Leslie, like most of her Cabin roommates, commuted to save money on housing. She caught a 7 a.m. bus, the first of two that would take her two hours to U.C.L.A. from East Los Angeles. At night, she returned home again, sometimes with her friend Ilse. The bus, crowded with nannies and housekeepers traveling home from L.A.’s wealthy Westside, drove along Sunset Boulevard, passing Bel Air and Beverly Hills and the 20-foot hedges and equally tall gates guarding mansions, making the “Private Entry” signs seem redundant. For Ilse, whose family is also from Mexico, it was a metaphor for her struggles to pay for school and to be part of the college experience. “It was like everything was telling us to keep out,” she said.

Please read on, if you have no time to read anything else in this issue.

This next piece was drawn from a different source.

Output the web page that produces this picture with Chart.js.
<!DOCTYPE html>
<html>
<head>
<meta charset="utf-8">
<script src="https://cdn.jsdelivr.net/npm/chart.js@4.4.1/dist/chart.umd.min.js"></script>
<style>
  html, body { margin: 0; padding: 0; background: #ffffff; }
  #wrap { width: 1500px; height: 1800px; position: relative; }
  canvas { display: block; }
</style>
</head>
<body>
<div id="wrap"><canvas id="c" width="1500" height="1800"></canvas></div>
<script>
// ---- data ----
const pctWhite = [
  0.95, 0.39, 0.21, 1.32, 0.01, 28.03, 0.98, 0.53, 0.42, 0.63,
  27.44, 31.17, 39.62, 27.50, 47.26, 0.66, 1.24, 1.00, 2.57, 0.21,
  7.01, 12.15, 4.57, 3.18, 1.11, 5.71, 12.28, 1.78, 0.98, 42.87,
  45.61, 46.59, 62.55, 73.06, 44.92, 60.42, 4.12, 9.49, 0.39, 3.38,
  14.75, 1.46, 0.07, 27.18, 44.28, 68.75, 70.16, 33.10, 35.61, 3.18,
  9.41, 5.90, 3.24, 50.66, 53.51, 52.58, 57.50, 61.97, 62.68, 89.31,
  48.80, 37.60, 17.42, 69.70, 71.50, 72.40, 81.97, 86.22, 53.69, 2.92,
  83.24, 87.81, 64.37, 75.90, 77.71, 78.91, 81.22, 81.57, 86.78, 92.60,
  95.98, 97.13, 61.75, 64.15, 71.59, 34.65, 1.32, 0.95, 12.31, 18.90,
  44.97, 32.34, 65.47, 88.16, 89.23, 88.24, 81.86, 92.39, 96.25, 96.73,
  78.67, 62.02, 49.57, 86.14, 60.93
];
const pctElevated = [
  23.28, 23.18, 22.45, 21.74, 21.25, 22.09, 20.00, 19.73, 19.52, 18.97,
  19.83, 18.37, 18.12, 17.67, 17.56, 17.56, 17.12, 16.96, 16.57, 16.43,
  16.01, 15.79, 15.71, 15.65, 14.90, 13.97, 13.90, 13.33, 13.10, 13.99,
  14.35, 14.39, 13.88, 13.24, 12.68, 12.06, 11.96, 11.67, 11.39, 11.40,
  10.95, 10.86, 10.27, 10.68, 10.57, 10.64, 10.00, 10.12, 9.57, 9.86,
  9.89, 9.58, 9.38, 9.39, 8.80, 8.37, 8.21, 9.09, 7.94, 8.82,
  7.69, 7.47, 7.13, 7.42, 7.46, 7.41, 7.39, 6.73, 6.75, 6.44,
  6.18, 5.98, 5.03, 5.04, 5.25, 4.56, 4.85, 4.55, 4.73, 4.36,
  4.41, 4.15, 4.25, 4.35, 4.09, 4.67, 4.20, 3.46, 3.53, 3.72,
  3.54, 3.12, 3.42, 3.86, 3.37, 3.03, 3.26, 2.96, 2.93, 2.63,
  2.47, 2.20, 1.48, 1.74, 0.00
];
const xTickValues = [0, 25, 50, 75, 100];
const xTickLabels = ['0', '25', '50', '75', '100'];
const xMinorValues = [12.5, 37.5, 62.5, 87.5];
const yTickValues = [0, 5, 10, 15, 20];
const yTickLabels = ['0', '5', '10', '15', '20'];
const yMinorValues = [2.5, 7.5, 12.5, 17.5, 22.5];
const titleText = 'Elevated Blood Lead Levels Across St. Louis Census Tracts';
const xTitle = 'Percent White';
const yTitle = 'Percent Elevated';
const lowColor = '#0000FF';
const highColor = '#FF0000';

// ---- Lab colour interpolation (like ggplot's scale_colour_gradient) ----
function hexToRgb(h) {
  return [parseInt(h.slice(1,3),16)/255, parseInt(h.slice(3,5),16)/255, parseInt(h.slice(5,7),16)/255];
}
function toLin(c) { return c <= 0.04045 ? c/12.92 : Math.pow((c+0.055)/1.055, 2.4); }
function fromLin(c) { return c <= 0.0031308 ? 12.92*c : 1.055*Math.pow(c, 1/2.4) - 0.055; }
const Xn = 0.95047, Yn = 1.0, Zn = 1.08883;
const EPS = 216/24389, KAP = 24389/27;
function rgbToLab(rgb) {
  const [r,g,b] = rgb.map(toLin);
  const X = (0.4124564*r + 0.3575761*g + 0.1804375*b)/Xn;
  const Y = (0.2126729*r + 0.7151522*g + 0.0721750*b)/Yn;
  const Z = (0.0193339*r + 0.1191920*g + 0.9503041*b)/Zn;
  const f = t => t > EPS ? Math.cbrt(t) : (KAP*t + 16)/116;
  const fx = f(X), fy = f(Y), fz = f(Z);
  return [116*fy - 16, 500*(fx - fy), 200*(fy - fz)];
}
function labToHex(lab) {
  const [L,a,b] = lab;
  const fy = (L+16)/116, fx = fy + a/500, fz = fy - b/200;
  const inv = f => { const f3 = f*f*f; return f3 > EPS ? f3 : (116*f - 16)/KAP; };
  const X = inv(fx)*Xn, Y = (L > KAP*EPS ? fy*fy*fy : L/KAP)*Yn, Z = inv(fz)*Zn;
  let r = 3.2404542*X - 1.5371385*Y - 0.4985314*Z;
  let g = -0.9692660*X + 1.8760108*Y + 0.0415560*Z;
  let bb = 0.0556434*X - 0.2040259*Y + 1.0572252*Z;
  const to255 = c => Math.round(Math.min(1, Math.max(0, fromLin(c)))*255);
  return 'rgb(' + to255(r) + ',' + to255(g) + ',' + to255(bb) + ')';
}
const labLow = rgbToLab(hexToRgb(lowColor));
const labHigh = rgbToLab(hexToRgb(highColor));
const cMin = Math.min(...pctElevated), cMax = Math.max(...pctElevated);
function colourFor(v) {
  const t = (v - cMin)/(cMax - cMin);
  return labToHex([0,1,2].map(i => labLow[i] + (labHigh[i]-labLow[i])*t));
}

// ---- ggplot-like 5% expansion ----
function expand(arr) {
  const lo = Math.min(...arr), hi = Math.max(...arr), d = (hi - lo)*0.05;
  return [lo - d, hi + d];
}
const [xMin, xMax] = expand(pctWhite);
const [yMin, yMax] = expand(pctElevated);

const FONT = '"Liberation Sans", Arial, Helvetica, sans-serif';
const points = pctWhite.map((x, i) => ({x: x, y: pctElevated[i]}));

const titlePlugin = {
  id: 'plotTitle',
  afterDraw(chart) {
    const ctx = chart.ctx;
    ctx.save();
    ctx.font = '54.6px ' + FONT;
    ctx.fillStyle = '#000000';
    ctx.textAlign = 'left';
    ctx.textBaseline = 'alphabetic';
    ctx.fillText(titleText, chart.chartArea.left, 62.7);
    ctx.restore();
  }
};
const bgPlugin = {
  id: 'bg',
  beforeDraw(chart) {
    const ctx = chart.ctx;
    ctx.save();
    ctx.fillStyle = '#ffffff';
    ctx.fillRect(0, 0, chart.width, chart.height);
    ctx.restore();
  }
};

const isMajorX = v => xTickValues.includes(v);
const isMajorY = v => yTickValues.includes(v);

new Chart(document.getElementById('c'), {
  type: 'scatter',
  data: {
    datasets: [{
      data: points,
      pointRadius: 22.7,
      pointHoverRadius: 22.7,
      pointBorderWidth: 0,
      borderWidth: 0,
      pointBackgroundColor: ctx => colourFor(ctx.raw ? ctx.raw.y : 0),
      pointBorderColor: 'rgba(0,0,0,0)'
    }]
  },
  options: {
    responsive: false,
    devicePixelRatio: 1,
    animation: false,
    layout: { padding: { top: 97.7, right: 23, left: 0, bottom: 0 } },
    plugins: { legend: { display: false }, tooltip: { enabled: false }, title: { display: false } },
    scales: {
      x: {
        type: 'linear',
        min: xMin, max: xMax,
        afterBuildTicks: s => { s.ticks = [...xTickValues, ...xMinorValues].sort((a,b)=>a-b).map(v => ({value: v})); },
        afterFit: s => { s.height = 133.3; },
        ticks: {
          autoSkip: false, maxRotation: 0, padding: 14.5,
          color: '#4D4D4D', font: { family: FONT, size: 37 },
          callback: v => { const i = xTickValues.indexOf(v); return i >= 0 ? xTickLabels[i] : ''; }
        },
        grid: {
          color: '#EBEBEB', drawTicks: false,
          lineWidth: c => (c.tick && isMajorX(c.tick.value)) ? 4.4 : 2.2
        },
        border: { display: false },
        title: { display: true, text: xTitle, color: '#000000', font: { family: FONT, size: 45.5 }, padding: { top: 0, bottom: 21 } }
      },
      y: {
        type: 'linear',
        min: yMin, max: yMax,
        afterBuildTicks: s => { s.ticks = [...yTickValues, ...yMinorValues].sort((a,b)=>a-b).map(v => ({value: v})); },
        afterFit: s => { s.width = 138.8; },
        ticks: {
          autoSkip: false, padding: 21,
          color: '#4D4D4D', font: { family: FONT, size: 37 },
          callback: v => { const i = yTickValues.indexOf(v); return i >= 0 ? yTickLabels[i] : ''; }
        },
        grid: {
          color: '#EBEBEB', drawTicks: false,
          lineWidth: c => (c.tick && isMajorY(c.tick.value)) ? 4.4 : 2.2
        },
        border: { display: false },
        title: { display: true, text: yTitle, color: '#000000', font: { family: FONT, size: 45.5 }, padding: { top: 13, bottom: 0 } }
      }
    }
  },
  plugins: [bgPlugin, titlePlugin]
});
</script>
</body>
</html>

Another important piece was a narrative on a mother who escapes a domestic violent relationship with the help of another mother who was previously in a similar situation. The sisterhood moments in that piece are solid gold. The final piece I want to discuss that left more to be desired was a confusingly short piece by Lisa Belkin on why American men don’t pitch in with housework. It is possible that my expectations bar was higher for her contribution to this issue because her work is featured on my current syllabus for my Women and Employment Policy graduate course. But it’s the kind of article that leaves you with dashed hopes because not a lot of new information is offered about the problematic men who sit court-side while their women partners perform twice the housework and three times the child care.

In the end, mucho kudos to the NYT magazine staff for providing content that was empowering to women who were not as visible in previous issues that focused on women’s plight. I don’t know if  Beyonce’s “Upgrade U” was the theme song for that editorial meeting, but they sure as hell followed directions!